Deborah Powell Boyd—Presente  

For Chinwe Maureen Dike, family was everything as well. And I think perhaps the whole of Nigeria and Nigerians living in the US were her family.  Many wrote at her passing just a year ago.  She had been ill and faced that illness over the years with courage, not allowing her condition to define her—but rather was known for her caring work on behalf of many in the world around her.  She worked at the United Nations and for UN organizations for many years, traveling around the world, and working for the well-being of her people.  She majored in Anthropology and Political Science.  Those who really knew her knew her as “Chips”,  just one reminder of her hope-filled and cheerful spirit. 

Chinwe Maureen Dike—Presente

These three join the others in that realm of the heart’s presence:  In my tradition, we call them saints---and the only requirement for Sainthood is the desire to live fully as a human being.  So let us recall Saints of the Class of 1976 whom we name and bring into the circle of this 2016 reunion:
 

Linda Weiss Manson July 17, 1986
Joan Powers September 24, 1987
Linda Ozolins  February 20, 1989
Mary Marx Sacks June 19, 1989
Laurie Jennings Hunt October 8, 1990
Linda May March 18, 1992
Leslie Rippel  August 27, 1992
Alexandra Tuttle September 22, 1993
Jean Hampton April 2, 1996
Lois Betz Gamble July 4, 1996
Barbara Sheridan Brown February 18, 1997
Ellen Gabriel June 19, 1999
Virginia Tishman Alexander December 7, 1999
Vida Parent Fauver August 27, 2003
Cynthia Dillon August 23, 2005
Jean Donovan February 2, 2007
Ann Bamford Adams May 3, 2007
Annella Brown April 13, 2008
Lenore Ivers May 30, 2008
Elizabeth Quirk November 25, 2008
Delia Saldana December 22, 2008
Teresa Gipson November 27, 2010
Deborah Blackmore Abrams July 15, 2011
Deborah Powell Boyd March 4, 2014
Chinwe Dike May 20, 2015

              
I recently received a book by Irish writer, John O’Donohue called To Bless the Space Between Us. As we move to our next five years, as the spaces widen, be it the distance of geography, or time, or even realms of the cosmos, may the spaces   between us blessed as we hold fast to both memory and future. 

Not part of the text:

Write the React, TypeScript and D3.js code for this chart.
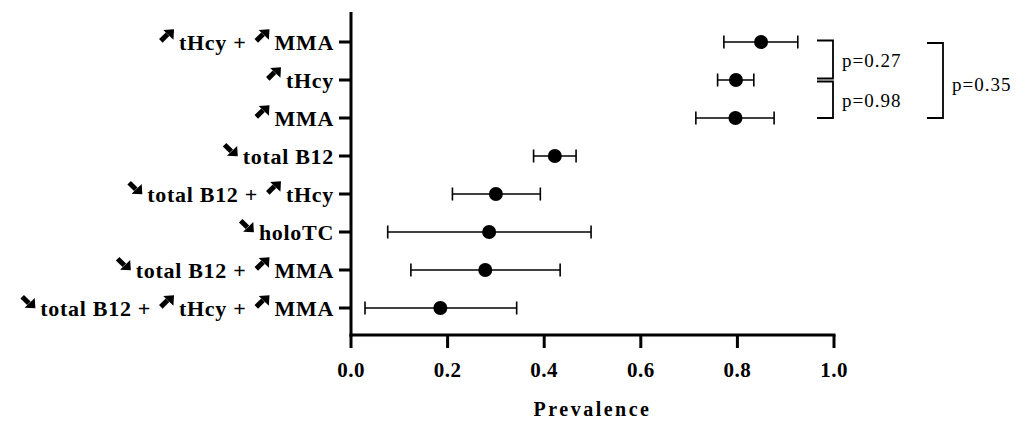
import React from "react";
import * as d3 from "d3";

// categories (top to bottom); "^" = raised, "v" = lowered
const categories = [
  "^ tHcy + ^ MMA",
  "^ tHcy",
  "^ MMA",
  "v total B12",
  "v total B12 + ^ tHcy",
  "v holoTC",
  "v total B12 + ^ MMA",
  "v total B12 + ^ tHcy + ^ MMA",
];
const prevalence = [0.849, 0.797, 0.796, 0.422, 0.3, 0.286, 0.278, 0.185];
const ciLow = [0.772, 0.759, 0.714, 0.378, 0.21, 0.076, 0.124, 0.029];
const ciHigh = [0.925, 0.834, 0.876, 0.466, 0.392, 0.497, 0.433, 0.343];
const xTicks = [0, 0.2, 0.4, 0.6, 0.8, 1.0];

// pairwise comparisons between rows
const compFrom = [0, 1, 0];
const compTo = [1, 2, 2];
const compLabel = ["p=0.27", "p=0.98", "p=0.35"];
const compLevel = [0, 0, 1];

const W = 1030;
const H = 423;
const serif = "'Liberation Serif', 'Times New Roman', serif";
const labelSize = 22;
const labelSpacing = 0.7;

let ctx: CanvasRenderingContext2D | null = null;
function textWidth(s: string, font: string, ls: number) {
  if (!ctx) ctx = document.createElement("canvas").getContext("2d");
  if (!ctx) return s.length * 11;
  ctx.font = font;
  return ctx.measureText(s).width + ls * s.length;
}

// heavy diagonal arrow in a 15x13 box
function Arrow({ x, y, up }: { x: number; y: number; up: boolean }) {
  const t = up ? `translate(${x},${y})` : `translate(${x},${y + 13}) scale(1,-1)`;
  return (
    <g transform={t}>
      <line x1={1.8} y1={11.6} x2={8.5} y2={5} stroke="#000" strokeWidth={5} />
      <path d="M15,0 L4.2,0.6 L14.4,10.4 Z" fill="#000" />
    </g>
  );
}

export default function App() {
  const x = d3.scaleLinear().domain([0, 1]).range([351, 834]);
  const y = d3.scalePoint<string>().domain(categories).range([42, 308]);

  const axisY = 335;
  const capH = 6.5;
  const labelFont = `bold ${labelSize}px 'Liberation Serif'`;

  const renderLabel = (label: string, cy: number, key: number) => {
    const tokens = label
      .split(/([\^v](?= ))/)
      .map((s) => s.trim())
      .filter((s) => s.length > 0);
    // lay out right to left from the tick
    let cursor = 334;
    const items: React.ReactNode[] = [];
    for (let i = tokens.length - 1; i >= 0; i--) {
      const tk = tokens[i];
      if (tk === "^" || tk === "v") {
        cursor -= 5 + 15;
        items.push(<Arrow key={key + "a" + i} x={cursor} y={cy - 12.7} up={tk === "^"} />);
        cursor -= 8;
      } else {
        const w = textWidth(tk, labelFont, labelSpacing);
        items.push(
          <text
            key={key + "t" + i}
            x={cursor}
            y={cy + 8}
            textAnchor="end"
            fontFamily={serif}
            fontWeight="bold"
            fontSize={labelSize}
            letterSpacing={labelSpacing}
          >
            {tk}
          </text>
        );
        cursor -= w;
      }
    }
    return items;
  };

  return (
    <svg
      width={W}
      height={H}
      style={{ position: "absolute", left: 0, top: 0, background: "#fff" }}
    >
      {/* y axis */}
      <line x1={351} x2={351} y1={12} y2={axisY + 1.5} stroke="#000" strokeWidth={3} />
      {categories.map((c, i) => (
        <g key={c}>
          <line x1={339} x2={351} y1={y(c)} y2={y(c)} stroke="#000" strokeWidth={3} />
          {renderLabel(c, y(c)!, i)}
        </g>
      ))}

      {/* x axis */}
      <line x1={x(0) - 1.5} x2={x(1) + 1.5} y1={axisY} y2={axisY} stroke="#000" strokeWidth={3} />
      {xTicks.map((t) => (
        <g key={t}>
          <line x1={x(t)} x2={x(t)} y1={axisY} y2={axisY + 13} stroke="#000" strokeWidth={3} />
          <text
            x={x(t)}
            y={377}
            textAnchor="middle"
            fontFamily={serif}
            fontWeight="bold"
            fontSize={21}
            letterSpacing={0.5}
          >
            {d3.format(".1f")(t)}
          </text>
        </g>
      ))}
      <text
        x={(x(0) + x(1)) / 2}
        y={416}
        textAnchor="middle"
        fontFamily={serif}
        fontWeight="bold"
        fontSize={20}
        letterSpacing={2.5}
      >
        Prevalence
      </text>

      {/* error bars and points */}
      {categories.map((c, i) => {
        const cy = y(c)!;
        return (
          <g key={"e" + i}>
            <line x1={x(ciLow[i])} x2={x(ciHigh[i])} y1={cy} y2={cy} stroke="#000" strokeWidth={1.6} />
            <line x1={x(ciLow[i])} x2={x(ciLow[i])} y1={cy - capH} y2={cy + capH} stroke="#000" strokeWidth={1.6} />
            <line x1={x(ciHigh[i])} x2={x(ciHigh[i])} y1={cy - capH} y2={cy + capH} stroke="#000" strokeWidth={1.6} />
            <circle cx={x(prevalence[i])} cy={cy} r={7} fill="#000" />
          </g>
        );
      })}

      {/* significance brackets */}
      {compLabel.map((lab, i) => {
        const inner = compLevel[i] === 0;
        const xr = inner ? 833 : 943;
        const xl = xr - 16;
        const y1 = y(categories[compFrom[i]])! + (inner && compFrom[i] > 0 ? 1.5 : inner ? -1.5 : 1);
        const y2 = y(categories[compTo[i]])! + (inner && compTo[i] === 1 ? -1.5 : 0);
        return (
          <g key={"b" + i}>
            <path
              d={`M${xl},${y1}H${xr}V${y2}H${xl}`}
              fill="none"
              stroke="#000"
              strokeWidth={1.8}
            />
            <text
              x={xr + 9}
              y={(y1 + y2) / 2 + (inner ? 1 : 4)}
              dy="0.35em"
              fontFamily={serif}
              fontSize={19}
              letterSpacing={1}
            >
              {lab}
            </text>
          </g>
        );
      })}
    </svg>
  );
}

As we live that further journey into our 60s I share the wisdom of Marge Piercy, part of a poem called As the way narrows from Colors Passing Through Us:

What did we expect of the years?

An easy path?  Comfort handed

us like our morning café au lait

with a newspaper we did not bother

 o translate and a perfect crossant?

Virtue rewarded with a nice pension?

………

I can remember hope, remember

ease, but as we age, the way

grows steeper.   Yet we have

taken each other and hold hard.

In that unforgiving night we walk

now  hand in hand alert as foxes

with our senses peeled raw

our steps still sure and bold.             

Marge Piercy, As the way narrows             

Note: At the Class of 1976 reunion class meeting on June 4, 2016, the class voted to donate $300 to the Wellesley College unrestricted fund and $300 dollars to the Wellesley Student Aid Society in memory of Deborah Blackmore Abrams, Deborah Powell Boyd, and Chinwe Dike.